RIO DE JANEIRO (AP) — The daily Olympic briefing was already well underway when the first candidate for question of the day came from an Australian journalist.
“Is the IOC concerned,” he asked, “that one of the enduring images from these games may well be one if its senior members opening the door naked to a police raid?”
A loaded question, sure. About the only positive thing the International Olympic Committee could take from Wednesday morning’s bust of Ireland’s Patrick Hickey at a beachfront hotel in Rio was that it was for ticket scalping and not for hosting an orgy with Brazilian hookers.
Hard to blame the reporter for trying, though. This isn’t exactly an Olympics where answers are easily forthcoming.
“He’s innocent until proven guilty,” IOC spokesman Mark Adams eventually offered.
Welcome to the 11 a.m. follies, where two spokesmen sit bravely in front of a pack of journalists ravenous for responses to the problems that seem to crop up in these games with startling regularity.
Like the Five O’Clock Follies that journalists mocked in Vietnam, it’s often a lesson in the theater of the absurd.
The only constant — aside from the daily appearances of Adams and Rio 2016 spokesman Mario Andrada together at a podium — is that there’s always plenty of fodder to discuss.
These games are turning into a textbook case in crisis management.
One day it’s about windows on a media bus being shattered or a fire burning through the mountain bike course. The next it’s diving and water polo pools that have mysteriously turned green.
Every day, it seems, it’s about the thousands of empty seats that continue to plague these games.
And on Wednesday, the added bonus of an elite IOC official being filmed scurrying for the bathroom as police arrive to take him into custody for allegedly scalping some 800 Olympic tickets in a scheme that netted $3 million in profit.
“Less than a thousand tickets of the six million that are sold,” Adams said. “Let’s wait to see what the allegations involving Mr. Hickey really are.”
Waiting is often the only way to get straight answers out of Adams and Andrada, who seem to subscribe to the theory that the Olympics last only 17 days and if they wait long enough all the journalists will have left Rio, taking their pesky questions with them.
It took days to get much out of them about the diving and water polo pools turning a deep shade of green, which they finally attributed to hydrogen peroxide accidentally being pumped into the water.

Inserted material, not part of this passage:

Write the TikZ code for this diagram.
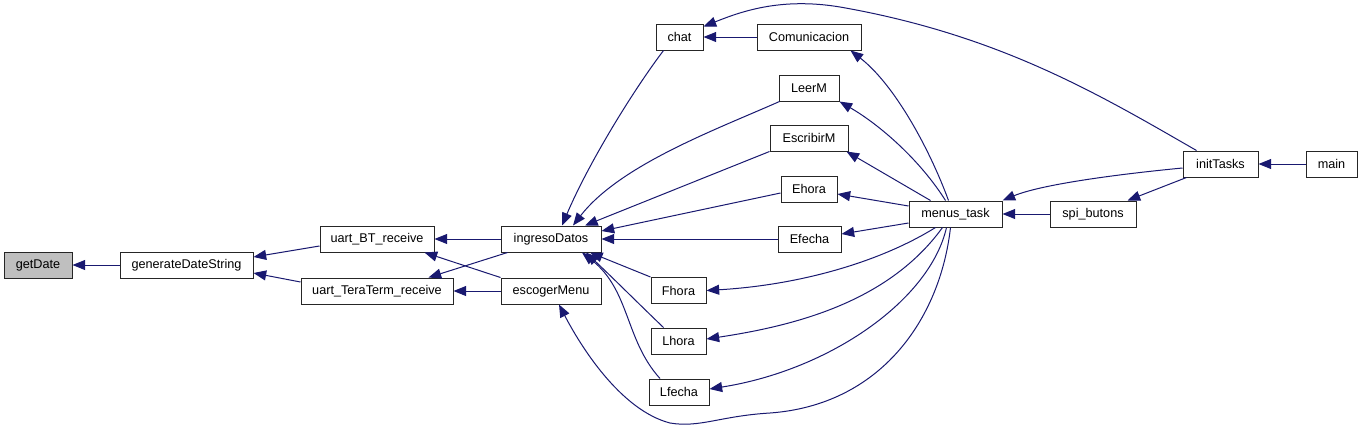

Before that, Andrada offered up the money quote of the games when asked why the water wasn’t blue.
“Chemistry is not an exact science,” he said, which had to come as news to chemists everywhere.
Andrada looks beleaguered by having to explain each morning what is inexplicable about these Olympics. Hickey’s arrest may not have pleased him, but at least it took attention away from the issues he’s had to deal with every day on behalf of the organizers.

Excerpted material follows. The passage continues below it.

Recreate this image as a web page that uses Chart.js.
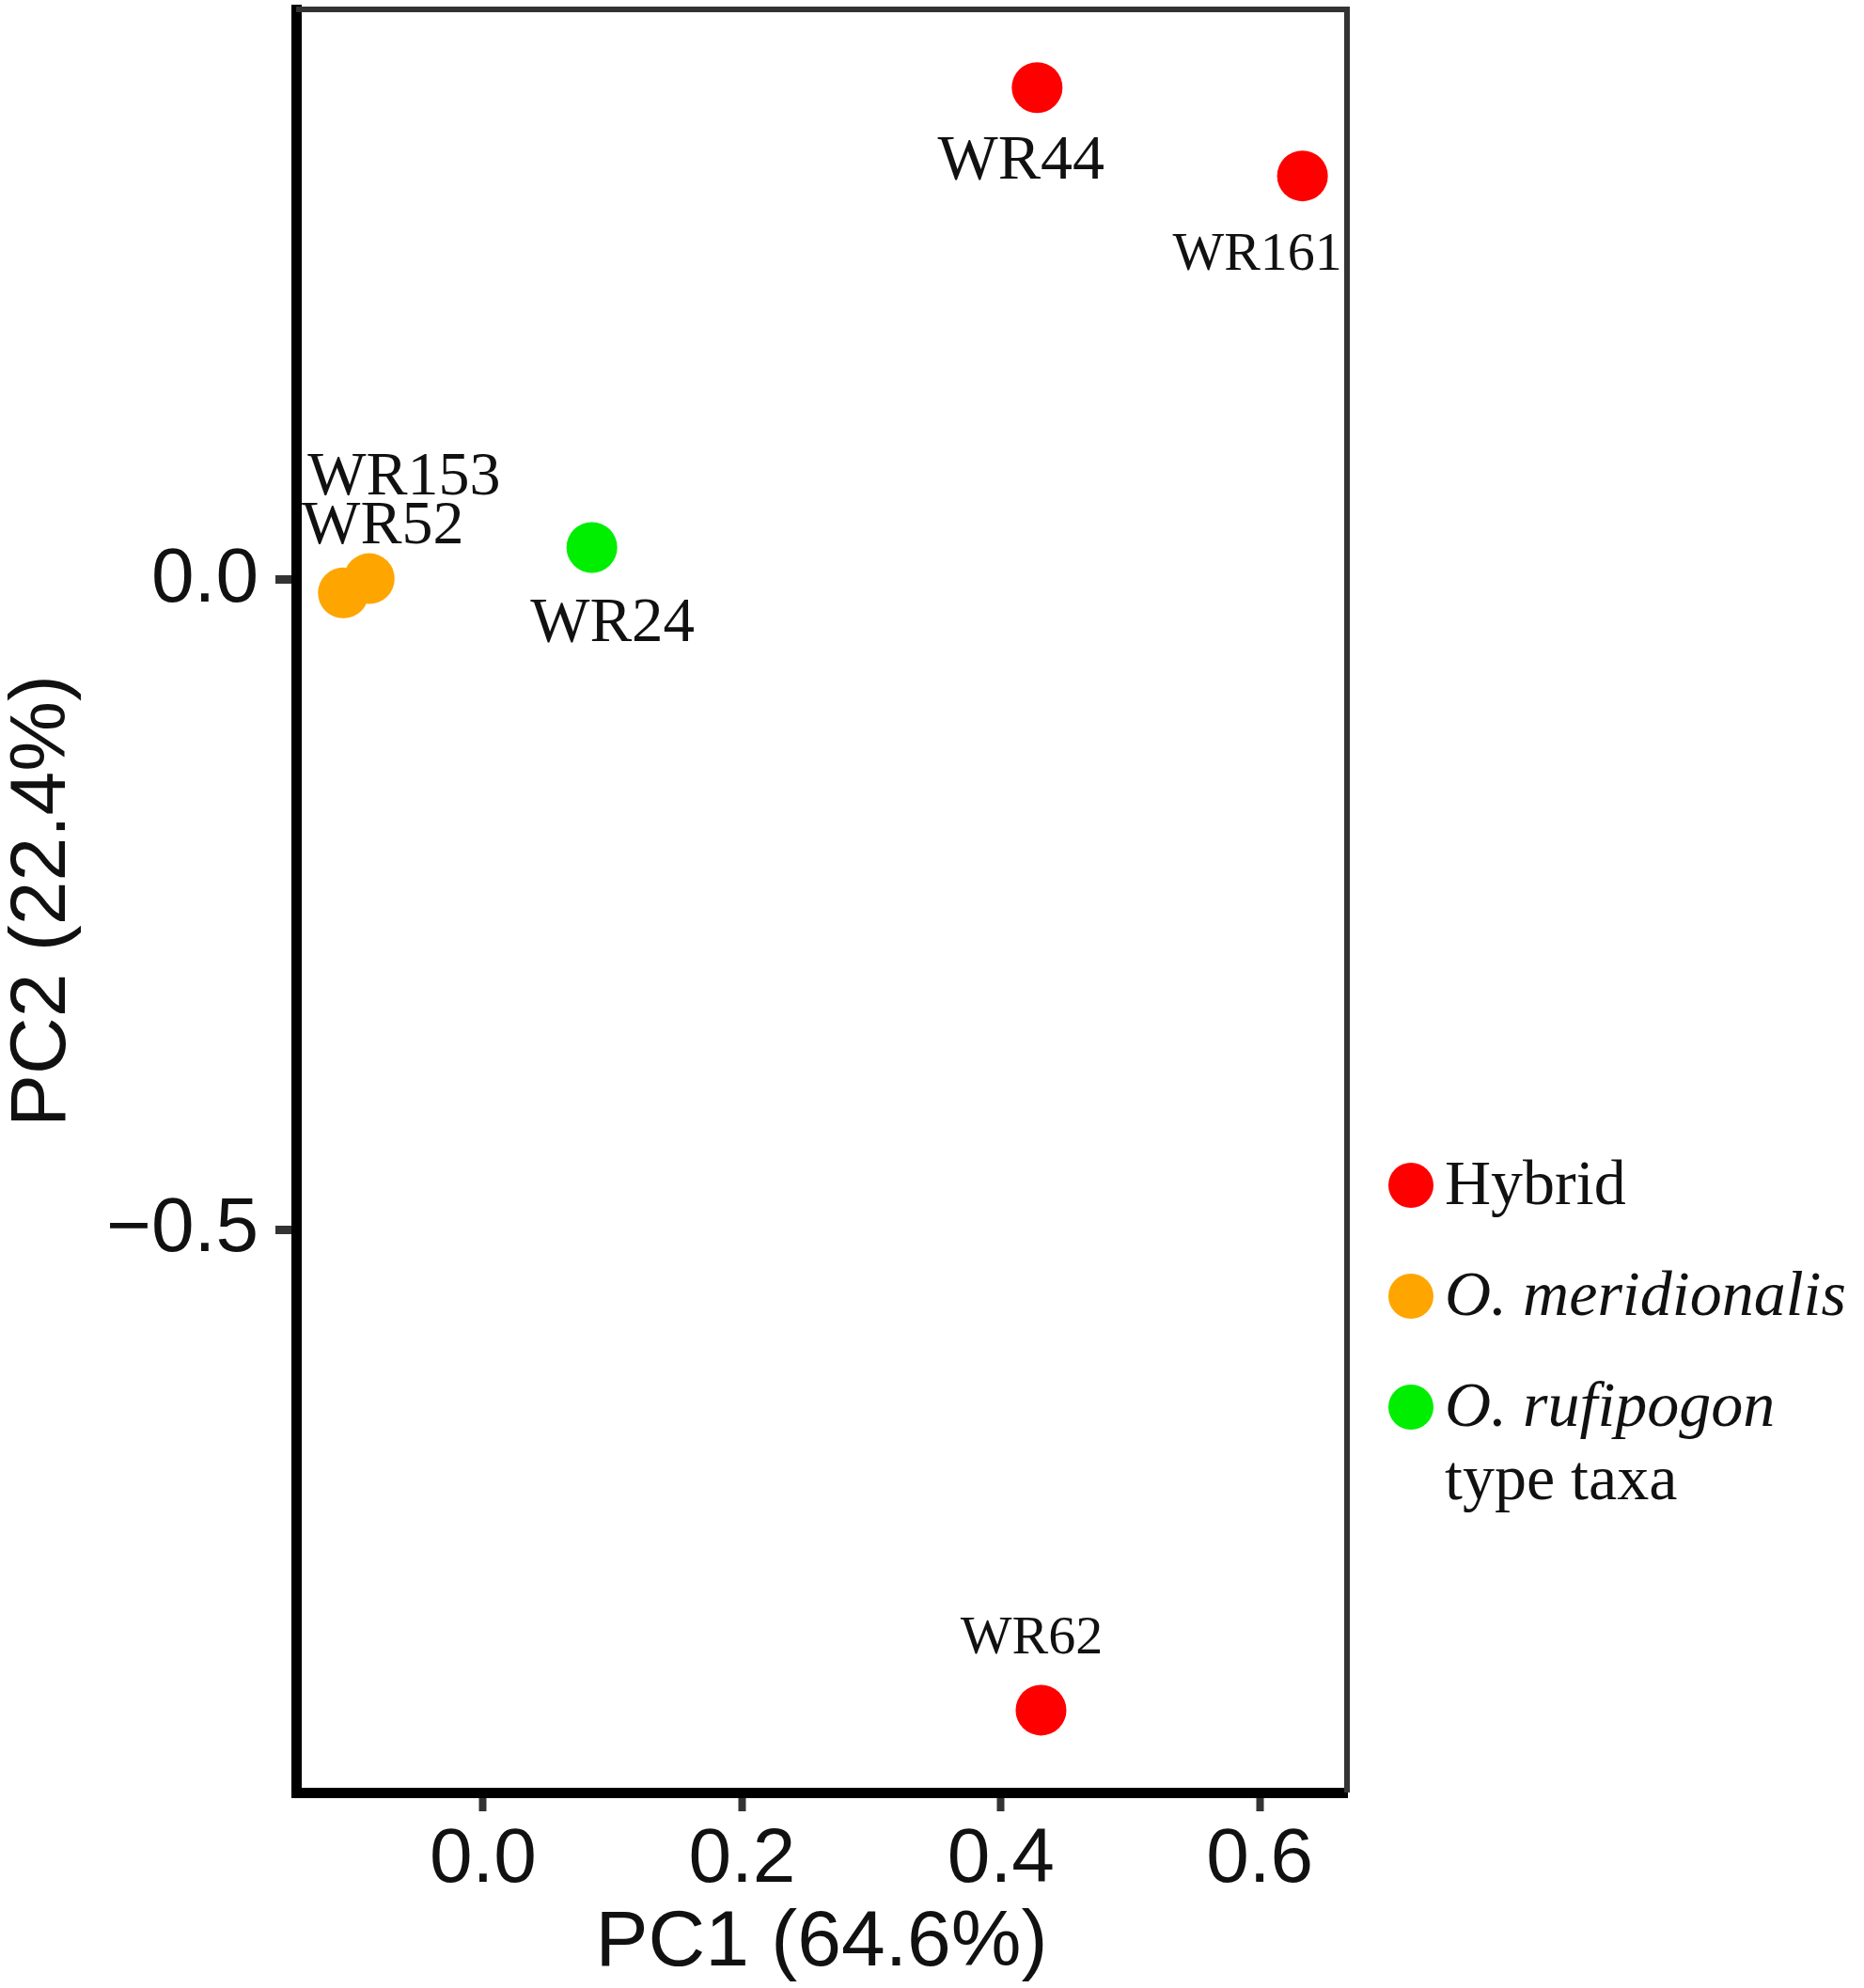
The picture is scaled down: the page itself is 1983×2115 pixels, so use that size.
<!DOCTYPE html>
<html>
<head>
<meta charset="utf-8">
<title>PCA</title>
<script src="https://cdn.jsdelivr.net/npm/chart.js@4.4.1/dist/chart.umd.min.js"></script>
<style>
  html, body { margin: 0; padding: 0; background: #fff; }
  #wrap { width: 1983px; height: 2115px; }
</style>
</head>
<body>
<div id="wrap"><canvas id="pcaChart" width="1983" height="2115"></canvas></div>
<script>
// sample scores
var sampleNames = ['WR44', 'WR161', 'WR62', 'WR153', 'WR52', 'WR24'];
var sampleGroup = ['Hybrid', 'Hybrid', 'Hybrid', 'O. meridionalis', 'O. meridionalis', 'O. rufipogon type taxa'];
var pc1 = [0.428, 0.633, 0.431, -0.088, -0.108, 0.084];
var pc2 = [0.379, 0.311, -0.870, 0.001, -0.010, 0.025];

var groups = ['Hybrid', 'O. meridionalis', 'O. rufipogon type taxa'];
var groupColors = ['#ff0000', '#ffa500', '#00ee00'];

// axes
var xRange = [-0.1445, 0.6674];
var yRange = [-0.9334, 0.4392];
var xTicks = [0.0, 0.2, 0.4, 0.6];
var yTicks = [-0.5, 0.0];
var xTitle = 'PC1 (64.6%)';
var yTitle = 'PC2 (22.4%)';

// where each sample label sits relative to its point (ggrepel-ish)
var labelPos = {
  WR44:  { dx: -17, dy: 97,  size: 68 },
  WR161: { dx: -48, dy: 100, size: 58 },
  WR62:  { dx: -10, dy: -60, size: 58 },
  WR153: { dx: 37,  dy: -90, size: 66 },
  WR52:  { dx: 42,  dy: -53, size: 66 },
  WR24:  { dx: 22,  dy: 100, size: 67 }
};

// legend text, split in lines of [text, fontStyle]
var legendLines = [
  [['Hybrid', 'normal']],
  [['O. meridionalis', 'italic']],
  [['O. rufipogon', 'italic'], ['type taxa', 'normal']]
];

var datasets = groups.map(function(g, gi) {
  var pts = [];
  for (var i = 0; i < sampleNames.length; i++) {
    if (sampleGroup[i] === g) pts.push({ x: pc1[i], y: pc2[i], name: sampleNames[i] });
  }
  return {
    label: g,
    data: pts,
    backgroundColor: groupColors[gi],
    borderWidth: 0,
    pointRadius: 27,
    pointHoverRadius: 27
  };
});

function fmtTick(v) {
  var s = Number(v).toFixed(1);
  return s.charAt(0) === '-' ? '\u2212' + s.slice(1) : s;
}

// top + right edges of the panel
var panelBox = {
  id: 'panelBox',
  beforeDatasetsDraw: function(chart) {
    var a = chart.chartArea, ctx = chart.ctx;
    ctx.save();
    ctx.strokeStyle = '#333';
    ctx.lineWidth = 6;
    ctx.beginPath();
    ctx.moveTo(a.left, a.top);
    ctx.lineTo(a.right, a.top);
    ctx.lineTo(a.right, a.bottom);
    ctx.stroke();
    ctx.restore();
  }
};

// sample name labels
var pointLabels = {
  id: 'pointLabels',
  afterDatasetsDraw: function(chart) {
    var ctx = chart.ctx;
    ctx.save();
    ctx.fillStyle = '#111';
    ctx.textAlign = 'center';
    ctx.textBaseline = 'alphabetic';
    chart.data.datasets.forEach(function(ds, di) {
      var meta = chart.getDatasetMeta(di);
      meta.data.forEach(function(el, i) {
        var name = ds.data[i].name;
        var p = labelPos[name];
        ctx.font = p.size + 'px "Liberation Serif"';
        ctx.fillText(name, el.x + p.dx, el.y + p.dy);
      });
    });
    ctx.restore();
  }
};

// legend on the right
var sideLegend = {
  id: 'sideLegend',
  afterDraw: function(chart) {
    var ctx = chart.ctx, a = chart.chartArea;
    var dotX = a.right + 68, textX = a.right + 104;
    var y0 = 1261, step = 118;
    ctx.save();
    groups.forEach(function(g, gi) {
      var cy = y0 + gi * step;
      ctx.beginPath();
      ctx.arc(dotX, cy, 24, 0, Math.PI * 2);
      ctx.fillStyle = groupColors[gi];
      ctx.fill();
      ctx.fillStyle = '#111';
      ctx.textAlign = 'left';
      ctx.textBaseline = 'alphabetic';
      legendLines[gi].forEach(function(ln, li) {
        ctx.font = ln[1] + ' 68px "Liberation Serif"';
        ctx.fillText(ln[0], textX, cy + 20 + li * 78);
      });
    });
    ctx.restore();
  }
};

new Chart(document.getElementById('pcaChart').getContext('2d'), {
  type: 'scatter',
  data: { datasets: datasets },
  options: {
    responsive: false,
    maintainAspectRatio: false,
    devicePixelRatio: 1,
    animation: false,
    events: [],
    layout: { autoPadding: false, padding: { top: 10, right: 550, left: 0, bottom: 0 } },
    plugins: {
      legend: { display: false },
      tooltip: { enabled: false }
    },
    scales: {
      x: {
        type: 'linear',
        position: 'bottom',
        min: xRange[0],
        max: xRange[1],
        afterBuildTicks: function(s) { s.ticks = xTicks.map(function(v) { return { value: v }; }); },
        afterFit: function(s) { s.height = 208; s.paddingLeft = 0; s.paddingRight = 0; },
        grid: { drawOnChartArea: false, drawTicks: true, tickLength: 20, tickWidth: 8, tickColor: '#333' },
        border: { display: true, color: '#000', width: 11 },
        ticks: {
          color: '#111', padding: 3, maxRotation: 0, autoSkip: false,
          font: { family: 'Liberation Sans', size: 82 },
          callback: fmtTick
        },
        title: {
          display: true, text: xTitle, color: '#111',
          font: { family: 'Liberation Sans', size: 84, lineHeight: 1 },
          padding: { top: 0, bottom: 5 }
        }
      },
      y: {
        type: 'linear',
        position: 'left',
        min: yRange[0],
        max: yRange[1],
        afterBuildTicks: function(s) { s.ticks = yTicks.map(function(v) { return { value: v }; }); },
        afterFit: function(s) { s.width = 315; s.paddingTop = 0; s.paddingBottom = 0; },
        grid: { drawOnChartArea: false, drawTicks: true, tickLength: 22, tickWidth: 9, tickColor: '#333' },
        border: { display: true, color: '#000', width: 11 },
        ticks: {
          color: '#111', padding: 18, autoSkip: false,
          font: { family: 'Liberation Sans', size: 82 },
          callback: fmtTick
        },
        title: {
          display: true, text: yTitle, color: '#111',
          font: { family: 'Liberation Sans', size: 84, lineHeight: 1 },
          padding: { top: 4, bottom: 0 }
        }
      }
    }
  },
  plugins: [panelBox, pointLabels, sideLegend]
});
</script>
</body>
</html>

Chief among those issues this week were Brazilian fans, who haven’t been filling enough seats and often boo inappropriately when they do.
“Booing is not the proper way to cheer,” Andrada said.
The week before, he was explaining some of the logistical problems still facing Rio organizers, chief among them some issues with transporting IOC members promptly between their luxury beachfront hotels and different venues.
Part of the problem, Andrada said, was that some of the 50,000 volunteers weren’t feeling good about donating their time to IOC members making up to $900 a day in per diem.
“If we have a tough day,” he said, “next morning some of them don’t show up.”
Not showing up is also being blamed for the thousands of empty seats in Olympic arenas and stadiums. The official count offered Wednesday was 53,828 tickets sold for track and field the night before, though the stadium didn’t appear even half full.
Was that because the tickets were being scalped instead of being used? No, said Adams, promising to return the next day with some real numbers to back his claim up.
“Thank you all much,” Adams said. “Same time tomorrow.”
Take in the show while you can. Like the Rio Olympics, time is running out on the 11 a.m. follies.